### Collected data

START

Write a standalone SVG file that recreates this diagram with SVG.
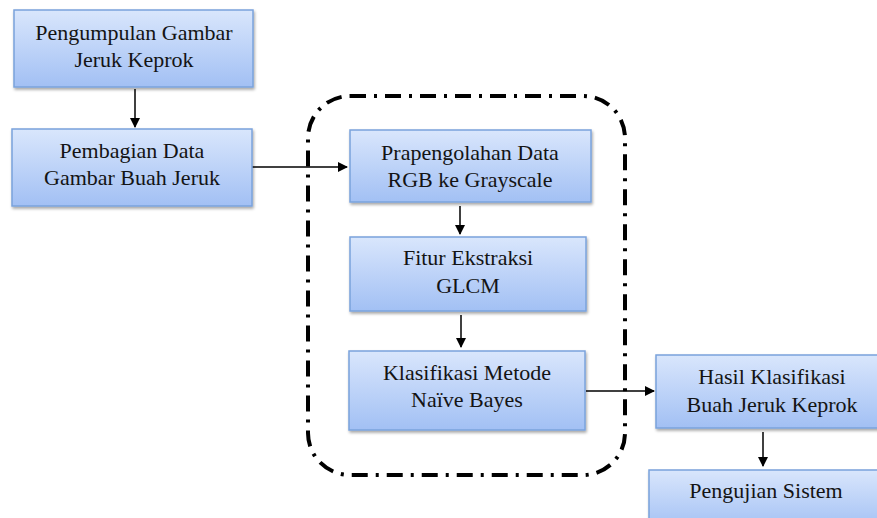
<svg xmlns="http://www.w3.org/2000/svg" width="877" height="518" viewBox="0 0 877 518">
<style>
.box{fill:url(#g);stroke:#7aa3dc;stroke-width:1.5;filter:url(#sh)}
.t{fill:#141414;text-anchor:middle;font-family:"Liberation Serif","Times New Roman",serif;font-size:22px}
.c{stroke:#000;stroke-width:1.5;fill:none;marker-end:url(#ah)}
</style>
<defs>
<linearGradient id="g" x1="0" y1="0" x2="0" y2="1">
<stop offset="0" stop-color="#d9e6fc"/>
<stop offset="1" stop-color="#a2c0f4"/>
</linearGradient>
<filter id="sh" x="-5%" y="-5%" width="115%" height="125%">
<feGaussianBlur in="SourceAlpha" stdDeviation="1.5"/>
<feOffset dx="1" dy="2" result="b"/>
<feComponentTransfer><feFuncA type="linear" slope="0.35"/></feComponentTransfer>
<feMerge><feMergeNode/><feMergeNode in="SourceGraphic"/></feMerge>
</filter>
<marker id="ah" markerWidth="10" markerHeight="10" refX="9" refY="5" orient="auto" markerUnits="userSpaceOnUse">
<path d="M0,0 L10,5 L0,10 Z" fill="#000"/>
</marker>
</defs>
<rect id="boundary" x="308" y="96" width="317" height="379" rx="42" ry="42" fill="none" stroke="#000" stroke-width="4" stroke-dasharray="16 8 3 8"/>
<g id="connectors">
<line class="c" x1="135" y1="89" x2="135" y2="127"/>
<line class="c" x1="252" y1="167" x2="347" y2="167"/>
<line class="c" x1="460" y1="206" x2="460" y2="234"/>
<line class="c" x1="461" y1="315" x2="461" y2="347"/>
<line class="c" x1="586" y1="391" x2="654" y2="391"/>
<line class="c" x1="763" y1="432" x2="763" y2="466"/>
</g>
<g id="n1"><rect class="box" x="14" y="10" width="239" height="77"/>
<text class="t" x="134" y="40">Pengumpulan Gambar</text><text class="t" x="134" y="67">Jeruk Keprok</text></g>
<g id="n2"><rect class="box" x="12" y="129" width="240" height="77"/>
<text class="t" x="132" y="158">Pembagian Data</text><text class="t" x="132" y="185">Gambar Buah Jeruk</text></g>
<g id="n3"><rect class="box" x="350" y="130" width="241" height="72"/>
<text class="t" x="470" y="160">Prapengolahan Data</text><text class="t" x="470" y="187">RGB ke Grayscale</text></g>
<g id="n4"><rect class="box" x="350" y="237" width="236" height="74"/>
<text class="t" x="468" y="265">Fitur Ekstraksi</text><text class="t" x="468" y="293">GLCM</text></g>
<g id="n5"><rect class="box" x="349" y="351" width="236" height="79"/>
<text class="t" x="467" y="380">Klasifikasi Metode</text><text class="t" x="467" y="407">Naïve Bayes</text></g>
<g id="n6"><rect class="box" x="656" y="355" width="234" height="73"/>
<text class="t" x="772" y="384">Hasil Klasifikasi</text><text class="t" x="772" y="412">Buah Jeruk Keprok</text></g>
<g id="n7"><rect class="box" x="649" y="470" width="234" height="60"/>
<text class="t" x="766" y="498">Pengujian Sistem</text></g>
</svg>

END

### Short problem
Omitting all images, print the listing exactly.

### Correct response
Write a standalone SVG file that recreates this diagram with SVG.
<svg xmlns="http://www.w3.org/2000/svg" width="877" height="518" viewBox="0 0 877 518">
<style>
.box{fill:url(#g);stroke:#7aa3dc;stroke-width:1.5;filter:url(#sh)}
.t{fill:#141414;text-anchor:middle;font-family:"Liberation Serif","Times New Roman",serif;font-size:22px}
.c{stroke:#000;stroke-width:1.5;fill:none;marker-end:url(#ah)}
</style>
<defs>
<linearGradient id="g" x1="0" y1="0" x2="0" y2="1">
<stop offset="0" stop-color="#d9e6fc"/>
<stop offset="1" stop-color="#a2c0f4"/>
</linearGradient>
<filter id="sh" x="-5%" y="-5%" width="115%" height="125%">
<feGaussianBlur in="SourceAlpha" stdDeviation="1.5"/>
<feOffset dx="1" dy="2" result="b"/>
<feComponentTransfer><feFuncA type="linear" slope="0.35"/></feComponentTransfer>
<feMerge><feMergeNode/><feMergeNode in="SourceGraphic"/></feMerge>
</filter>
<marker id="ah" markerWidth="10" markerHeight="10" refX="9" refY="5" orient="auto" markerUnits="userSpaceOnUse">
<path d="M0,0 L10,5 L0,10 Z" fill="#000"/>
</marker>
</defs>
<rect id="boundary" x="308" y="96" width="317" height="379" rx="42" ry="42" fill="none" stroke="#000" stroke-width="4" stroke-dasharray="16 8 3 8"/>
<g id="connectors">
<line class="c" x1="135" y1="89" x2="135" y2="127"/>
<line class="c" x1="252" y1="167" x2="347" y2="167"/>
<line class="c" x1="460" y1="206" x2="460" y2="234"/>
<line class="c" x1="461" y1="315" x2="461" y2="347"/>
<line class="c" x1="586" y1="391" x2="654" y2="391"/>
<line class="c" x1="763" y1="432" x2="763" y2="466"/>
</g>
<g id="n1"><rect class="box" x="14" y="10" width="239" height="77"/>
<text class="t" x="134" y="40">Pengumpulan Gambar</text><text class="t" x="134" y="67">Jeruk Keprok</text></g>
<g id="n2"><rect class="box" x="12" y="129" width="240" height="77"/>
<text class="t" x="132" y="158">Pembagian Data</text><text class="t" x="132" y="185">Gambar Buah Jeruk</text></g>
<g id="n3"><rect class="box" x="350" y="130" width="241" height="72"/>
<text class="t" x="470" y="160">Prapengolahan Data</text><text class="t" x="470" y="187">RGB ke Grayscale</text></g>
<g id="n4"><rect class="box" x="350" y="237" width="236" height="74"/>
<text class="t" x="468" y="265">Fitur Ekstraksi</text><text class="t" x="468" y="293">GLCM</text></g>
<g id="n5"><rect class="box" x="349" y="351" width="236" height="79"/>
<text class="t" x="467" y="380">Klasifikasi Metode</text><text class="t" x="467" y="407">Naïve Bayes</text></g>
<g id="n6"><rect class="box" x="656" y="355" width="234" height="73"/>
<text class="t" x="772" y="384">Hasil Klasifikasi</text><text class="t" x="772" y="412">Buah Jeruk Keprok</text></g>
<g id="n7"><rect class="box" x="649" y="470" width="234" height="60"/>
<text class="t" x="766" y="498">Pengujian Sistem</text></g>
</svg>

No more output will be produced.